Firstly, run R script below:
save(feature_importance,Wine,Wine_tbl,ml_dt, ml_nb, ml_rf, ml_lm, file = '/home/rstudio-user/result.Rdata')
Copy this result to S3 by aws CLI:
aws s3 cp /home/rstudio-user/result.Rdata s3://[your bucket name]
Present analysis result to the web dashboard
To save some cost, you don’t have to run this part on AWS EMR. You can run on your local site and share it with the public R community.
Install required packages:
install.packages("flexdashboard")
install.packages("markdown")
Run R Markdown in Rstudio:
-
Create a new R Markdown script:
-
Pass the following R markdown script: https://github.com/JellalYu/Sparkling-water-machine-learning-with-R-AWS-EMR/blob/master/flexdashboard_sparkonly.txt
-
Click knit in Rstudio.
- Click publish on the upper right corner.
- Publish to RPubs. This is a completely free R community, where you can simply share the analysis results.
Conclusion
Now you have used EMR and R script to build a machine learning model that analyzes the important factors that affect white wine, and publish this results to an open source community and share your insights with other researchers.
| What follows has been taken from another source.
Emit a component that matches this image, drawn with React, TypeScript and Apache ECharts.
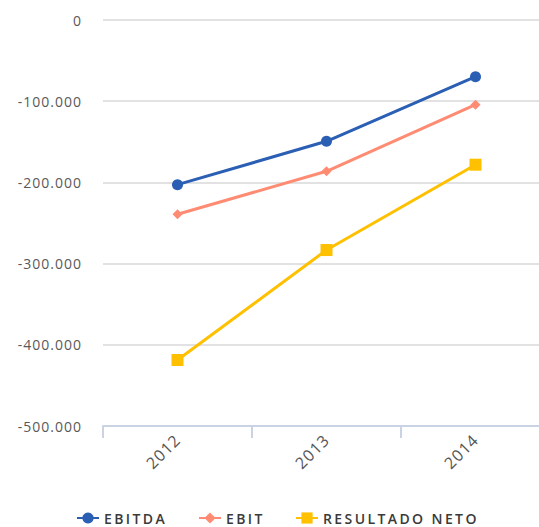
import React, { useEffect, useRef } from "react";
import * as echarts from "echarts";

const categories = ["2012", "2013", "2014"];
const ebitda = [-202800, -149400, -69800];
const ebit = [-239300, -186300, -104300];
const resultadoNeto = [-418700, -283300, -178200];
const yTicks = { min: -500000, max: 0, interval: 100000 };
const seriesNames = ["EBITDA", "EBIT", "RESULTADO NETO"];

const fmt = (v: number) => {
  if (v === 0) return "0";
  const s = Math.abs(v).toString().replace(/\B(?=(\d{3})+(?!\d))/g, ".");
  return (v < 0 ? "-" : "") + s;
};

export default function App() {
  const ref = useRef<HTMLDivElement>(null);
  useEffect(() => {
    if (!ref.current) return;
    const chart = echarts.init(ref.current, undefined, { renderer: "svg" });
    const font = "'Open Sans', 'Noto Sans', sans-serif";
    const legendText = {
      color: "#3a3a3a",
      fontSize: 14,
      fontWeight: 600,
      fontFamily: font,
    };
    const legendBase = { top: 511, itemWidth: 22, itemHeight: 14, textStyle: legendText, itemGap: 0, padding: 0 };
    chart.setOption({
      animation: false,
      backgroundColor: "#ffffff",
      grid: { left: 103, width: 447, top: 20, height: 406 },
      legend: [
        { ...legendBase, data: [seriesNames[0]], left: 76 },
        { ...legendBase, data: [seriesNames[1]], left: 198 },
        { ...legendBase, data: [seriesNames[2]], left: 295 },
      ],
      xAxis: {
        type: "category",
        data: categories,
        boundaryGap: true,
        axisLine: { onZero: false, lineStyle: { color: "#c9d3e3", width: 2 } },
        axisTick: { show: true, length: 12, lineStyle: { color: "#c9d3e3", width: 2 } },
        axisLabel: { rotate: 45, color: "#555555", fontSize: 16, fontFamily: font, margin: 11 },
      },
      yAxis: {
        type: "value",
        min: yTicks.min,
        max: yTicks.max,
        interval: yTicks.interval,
        axisLine: { show: false },
        axisTick: { show: false },
        axisLabel: { color: "#595959", fontSize: 14, fontFamily: font, margin: 21, formatter: fmt },
        splitLine: { lineStyle: { color: "#d9d9d9", width: 1.5 } },
      },
      series: [
        {
          name: seriesNames[0],
          type: "line",
          data: ebitda,
          symbol: "circle",
          symbolSize: 11,
          itemStyle: { color: "#2b5fb4" },
          lineStyle: { width: 3, color: "#2b5fb4" },
        },
        {
          name: seriesNames[1],
          type: "line",
          data: ebit,
          symbol: "diamond",
          symbolSize: 10,
          itemStyle: { color: "#ff8b73" },
          lineStyle: { width: 3, color: "#ff8b73" },
        },
        {
          name: seriesNames[2],
          type: "line",
          data: resultadoNeto,
          symbol: "rect",
          symbolSize: 12,
          itemStyle: { color: "#ffc000" },
          lineStyle: { width: 3, color: "#ffc000" },
        },
      ],
    });
    ref.current.querySelectorAll("text").forEach((t) => {
      const s = (t.textContent || "").trim();
      if (seriesNames.includes(s)) {
        t.setAttribute("letter-spacing", "2.4px");
      } else if (categories.includes(s)) {
        t.setAttribute("letter-spacing", "1px");
      } else if (/^-?[\d.]+$/.test(s)) {
        t.setAttribute("letter-spacing", "1px");
      }
    });
    return () => chart.dispose();
  }, []);
  return (
    <div style={{ position: "absolute", left: 0, top: 0, width: 539, height: 527, overflow: "hidden" }}>
      <div ref={ref} style={{ width: 580, height: 527 }} />
    </div>
  );
}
Unlike this example, the advantages of EMR clustering are apparent when data is large, or when machine learning models training is time consuming.
EMR can also be well applied in data processes. When enterprises need to deal with huge data, it is a very suitable tool to save costs by distributed computing with HDF and Spark.